Episode Date: November 28, 2022Today's AI and ML systems use proprietary interconnects, which limits the choices available to customers. CXL technology promises to enable greater interoperability, and this is the focus for Xconn Te...chnology. In this episode of Utilizing CXL, Gerry Fan of Xconn joins Stephen Foskett and Craig Rodgers to discuss the ways that CXL can improve machine learning processing. The CXL Consortium is working with nearly every company in the IT industry to bring this promise to life, but we need hardware and software to enable memory pooling, device sharing, and more. The initial CXL products enable right-sizing memory, regardless of the specific architectural details of the CPU chosen. The next addition will be disaggregated and pooled memory using CXL switches, and this is coming to market in the next year or so. This will enable massive pools of memory on-demand for intensive applications. Xconn promises to make memory pooling available to CXL 1.1 hosts as well, and is working on a fabric manager to enable this. Hosts: Stephen Foskett: https://www.twitter.com/SFoskett Craig Rodgers: https://www.twitter.com/CraigRodgersms Guest: Gerry Fan, Cofounder CEO, Xconn Technology. Connect on LinkedIn: https://www.linkedin.com/in/gerry-fan-5769608/ Follow Gestalt IT and Utilizing Tech Website: https://www.UtilizingTech.com/ Website: https://www.GestaltIT.com/ Twitter: https://www.twitter.com/GestaltIT LinkedIn: https://www.linkedin.com/company/1789
Transcript
Discussion (0)
Welcome to Utilizing Tech, the podcast about emerging technology from Gestalt IT.
This season of Utilizing Tech focuses on CXL, a new technology that promises to revolutionize enterprise computing.
I'm your host, Stephen Foskett, organizer of Tech Field Day and publisher of Gestalt IT.
Joining me today as my co-host is Craig Rogers.
Hi, I'm Craig Rogers. I'm a solutions architect and you can find me on Twitter at CraigRogersMS.
So Craig, you listened in, I'm sure, for the last few seasons of Utilizing Tech when we focused on machine learning and artificial intelligence topics.
And I was pleased to have you join us here while we're talking about CXL because there is a little bit of a crossover between machine learning and CXL, right?
For sure. CXL is going to open up a world of possibilities in how we interact now with these
AI devices that are increasingly hitting the market. It's exciting to see what way that could
go. And I think there's two areas to me that really are relevant to AI,
and that is memory expansion and right-sizing memory and providing all the memory a system
needs at the right time. And that's coming sooner. And then in the future, more flexibility in terms
of allocating devices like tensor processors and so on as needed to build the right kind of AI
processing capabilities. But right now, I think we need to start thinking about how does CXL affect
AI and ML architecture. And that's why we decided to invite on Jerry Fan from Xcon Technologies to
join us. Welcome to the show, Jerry. I'm glad to be here, Stephen. This is Jerry Fan. I'm a
co-founder and CEO for XCOM. So my background is for the high performance switching computing
and being in the industry for over 25 years. So we started the company a couple of years ago,
and we tried to address these performance-related issues in AI and machine learning, and also memory expansion area as well.

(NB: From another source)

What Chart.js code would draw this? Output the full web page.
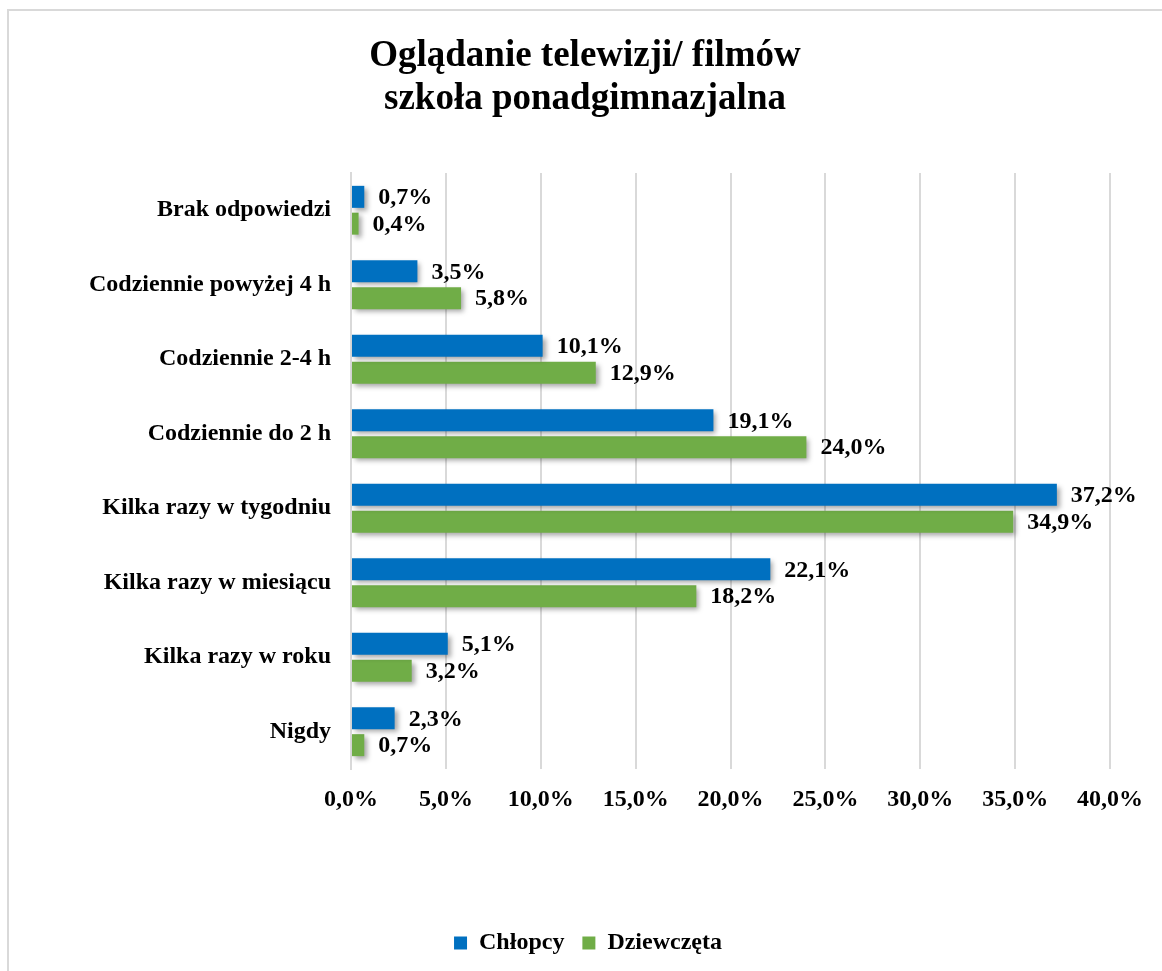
<!DOCTYPE html>
<html>
<head>
<meta charset="utf-8">
<script src="https://cdn.jsdelivr.net/npm/chart.js@4"></script>
<style>
  html, body { margin: 0; padding: 0; background: #fff; }
  #wrap { position: relative; width: 1162px; height: 971px; overflow: hidden; }
  #frame { position: absolute; left: 7px; top: 9px; width: 1200px; height: 1000px;
           border-left: 2px solid #d9d9d9; border-top: 2px solid #d9d9d9; box-sizing: border-box; }
  canvas { position: absolute; left: 0; top: 0; }
</style>
</head>
<body>
<div id="wrap">
  <div id="frame"></div>
  <canvas id="c" width="1162" height="971"></canvas>
</div>
<script>
const categories = [
  "Brak odpowiedzi",
  "Codziennie powyżej 4 h",
  "Codziennie 2-4 h",
  "Codziennie do 2 h",
  "Kilka razy w tygodniu",
  "Kilka razy w miesiącu",
  "Kilka razy w roku",
  "Nigdy"
];
const chlopcy    = [0.7, 3.5, 10.1, 19.1, 37.2, 22.1, 5.1, 2.3];
const dziewczeta = [0.4, 5.8, 12.9, 24.0, 34.9, 18.2, 3.2, 0.7];
const seriesNames = ["Chłopcy", "Dziewczęta"];
const titleLines = ["Oglądanie telewizji/ filmów", "szkoła ponadgimnazjalna"];

const FONT = "'Liberation Serif', 'Times New Roman', serif";
const fmt = v => v.toFixed(1).replace('.', ',') + '%';

const shadowPlugin = {
  id: 'barShadow',
  beforeDatasetsDraw(chart) {
    const ctx = chart.ctx;
    ctx.save();
    ctx.shadowColor = 'rgba(0,0,0,0.35)';
    ctx.shadowBlur = 5;
    ctx.shadowOffsetX = 3;
    ctx.shadowOffsetY = 3;
  },
  afterDatasetsDraw(chart) {
    chart.ctx.restore();
  }
};

const labelPlugin = {
  id: 'valueLabels',
  afterDatasetsDraw(chart) {
    const ctx = chart.ctx;
    ctx.save();
    ctx.font = "bold 24px " + FONT;
    ctx.fillStyle = '#000';
    ctx.textAlign = 'left';
    ctx.textBaseline = 'middle';
    chart.data.datasets.forEach((ds, di) => {
      const meta = chart.getDatasetMeta(di);
      meta.data.forEach((bar, i) => {
        ctx.fillText(fmt(ds.data[i]), bar.x + 14, bar.y + 1);
      });
    });
    ctx.restore();
  }
};

const titlePlugin = {
  id: 'centerTitle',
  afterDraw(chart) {
    const ctx = chart.ctx;
    ctx.save();
    ctx.font = "bold 37px " + FONT;
    ctx.fillStyle = '#000';
    ctx.textAlign = 'center';
    ctx.textBaseline = 'middle';
    const cx = (8 + chart.width) / 2;
    ctx.fillText(titleLines[0], cx, 56);
    ctx.fillText(titleLines[1], cx, 99);
    ctx.restore();
  }
};

new Chart(document.getElementById('c'), {
  type: 'bar',
  data: {
    labels: categories,
    datasets: [
      { label: seriesNames[0], data: chlopcy, backgroundColor: '#0070C0', xAxisID: 'x', yAxisID: 'y' },
      { label: seriesNames[1], data: dziewczeta, backgroundColor: '#70AD47', xAxisID: 'x', yAxisID: 'y' }
    ]
  },
  options: {
    indexAxis: 'y',
    responsive: false,
    animation: false,
    devicePixelRatio: 1,
    barPercentage: 0.82,
    categoryPercentage: 0.72,
    layout: { padding: { top: 173, left: 14, right: 0, bottom: 6 } },
    plugins: {
      title: { display: false },
      legend: {
        position: 'bottom',
        labels: {
          color: '#000',
          font: { family: FONT, size: 24, weight: 'bold' },
          boxWidth: 13, boxHeight: 13,
          padding: 18
        }
      },
      tooltip: { enabled: false }
    },
    scales: {
      x: {
        min: 0, max: 40,
        ticks: {
          stepSize: 5,
          color: '#000',
          font: { family: FONT, size: 24, weight: 'bold' },
          padding: 16,
          callback: v => fmt(v)
        },
        grid: { color: '#d9d9d9', lineWidth: 2, drawTicks: false },
        border: { display: false },
        afterFit(scale) { scale.height = 144; }
      },
      y: {
        ticks: {
          color: '#000',
          font: { family: FONT, size: 24, weight: 'bold' },
          padding: 20
        },
        grid: { display: false, drawTicks: false },
        border: { display: true, color: '#d9d9d9', width: 2 },
        afterFit(scale) { scale.width = 337; }
      },
      yRight: {
        type: 'category',
        position: 'right',
        axis: 'y',
        ticks: { display: false },
        grid: { display: false, drawTicks: false },
        border: { display: false },
        afterFit(scale) { scale.width = 52; }
      }
    }
  },
  plugins: [shadowPlugin, labelPlugin, titlePlugin]
});
</script>
</body>
</html>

Yeah, so we met you at the CXL Forum at OCP Summit, well, virtually, as well as the previous CXL Forum.
And it was interesting to see that you're really focused on that.
I really wanted to create a bit of a tie between the previous seasons of utilizing AI and now utilizing CXL.
So talk to us a little bit more.
What did you mean just now and generally about optimizing for machine learning?
So typically one of the challenges for the AI system is that one is the data exchange rate between the GPU and the CPU.
And the second thing is how the memory gets utilized.
So the CXO technology addressing these two challenges.
And they have this cache coherency to manage the communication between the GPU, CPU, and
also could be among the GPU itself.
And they also have this CXL.MEM with very short latency to address how to enable all
these GPUs to sharing a common pool of the memories. So these two main advantages is really propel
the larger, the attractive applications
in the AI and the machine learning area.
What are the specific challenges though
that you're able to address here?
I mean, what don't we have that we will have
once CXL comes to bear?
So right now, if you look at the AI and the machine learning system,
and basically is the using proprietary interconnects, mainly is dominated by NVIDIA. limits a lot of system vendors to deploy their own specific type of architecture system.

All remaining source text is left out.